Today, there is an alternative. Through eCoverage, an online firm that sells auto insurance products without offices or agents, customers can purchase insurance within a few minutes of filling out a simple online questionnaire and, in a simplified processing system, file and track claims via the Internet. Cutting out overhead costs and eliminating the agent as a go-between, eCoverage seeks to save customers both time and money.
Described by some as "the Amazon.com of insurance," eCoverage boldly heralded its arrival on the insurance market in September of 1999 with advertisements containing the tagline, "The industry is history." While the country's insurance giants have not exactly rolled over, there is no question that the innovative, upstart start-up has begun to change the way people think about insurance and the way insurers think about themselves.

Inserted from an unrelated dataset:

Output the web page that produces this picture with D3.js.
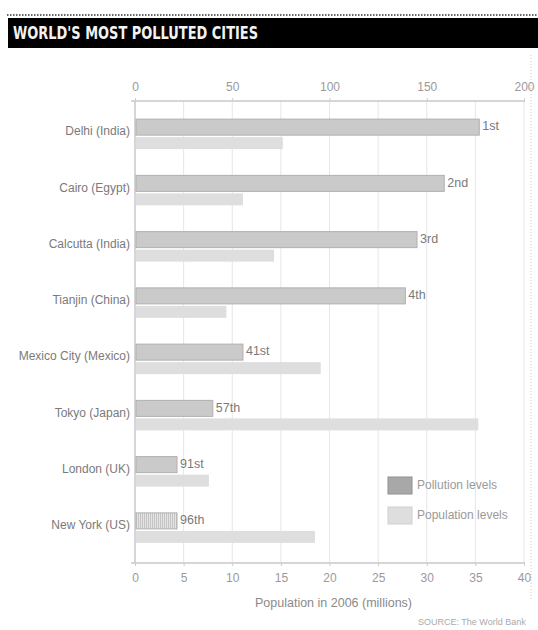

Says eCoverage founder and Chairman David Riker '93, "We have woken up an industry that could be characterized as the most bureaucratic and slow-moving industry of all." Featured in nearly 200 major press articles in its short life, eCoverage boasts a formidable "blue chip" board that speaks to its stability, despite its rapid growth. And the traditional insurers are taking notice. Not wanting to be left out of the online market, they are grappling with technology challenges and other issues related to conducting business on the Internet. To date, only a few other insurers actually sell insurance online. Some allow online submission of applications, for example, but in most cases consumers cannot manage all their insurance needs through a Web-based account and must still work within the traditional agent-carrier system.
Riker notes that eCoverage is different from the firms that are now trying to play catch-up. It was created from scratch, not simply as an insurance company, but as an Internet insurance company. At its inception in September of 1999, eCoverage sold online auto insurance in California by partnering with the Pacific Specialty Insurance Company. As its business model evolved, eCoverage made an agreement to buy an existing insurance company that was licensed in 48 states and created its own re-insurance company (eRE), making eCoverage a risk-bearing entity with greater control over the policies and services available to customers. Today, eCoverage is still selling only auto insurance through its Web site, but the company has plans to develop home-owners, renters, and other insurance lines in the future.
An English literature major at Trinity, Riker says his college friends will remember that he talked quite a bit about wanting to start his own company. "It's always been a lifelong passion for me," he says. Attracted to Trinity for the strength of the economics program, the future entrepreneur ultimately chose to major in English. While Riker never had to write a credible business plan for his English courses, he does credit such faculty members as Dirk Kuyk with teaching him, through literature, to assimilate large amounts of information and to analyze and understand each author's intentions. "That has been the foundation of everything since," he reflects today. Recently, Riker has put his energy and experience to work for his alma mater by accepting a seat on Trinity's Board of Fellows.
After graduation, Riker went to work for the Boston-based Genzyme Corporation, where he helped develop an Internet-based insurance payment system. In 1996, he founded his first company, Riker Networks, which offered a way for investment bankers and institutional investors to communicate via an interactive network. Unable to gain approval for the system from the Securities and Exchange Commission, Riker shut down that company and plunged headlong into developing a business plan and gaining financial support for his new start-up, eCoverage.
Today, Riker devotes most of his time to managing eCoverage's strategic partnerships with other online companies, such as E*Trade and Quicken. These distribution partners will help steer customers to eCoverage's Web site.
While eCoverage still has a long way to grow before it fulfills Riker's vision for it, he says, "No company to date has launched and gone national so quickly. I'm very proud of our aggressive strategies."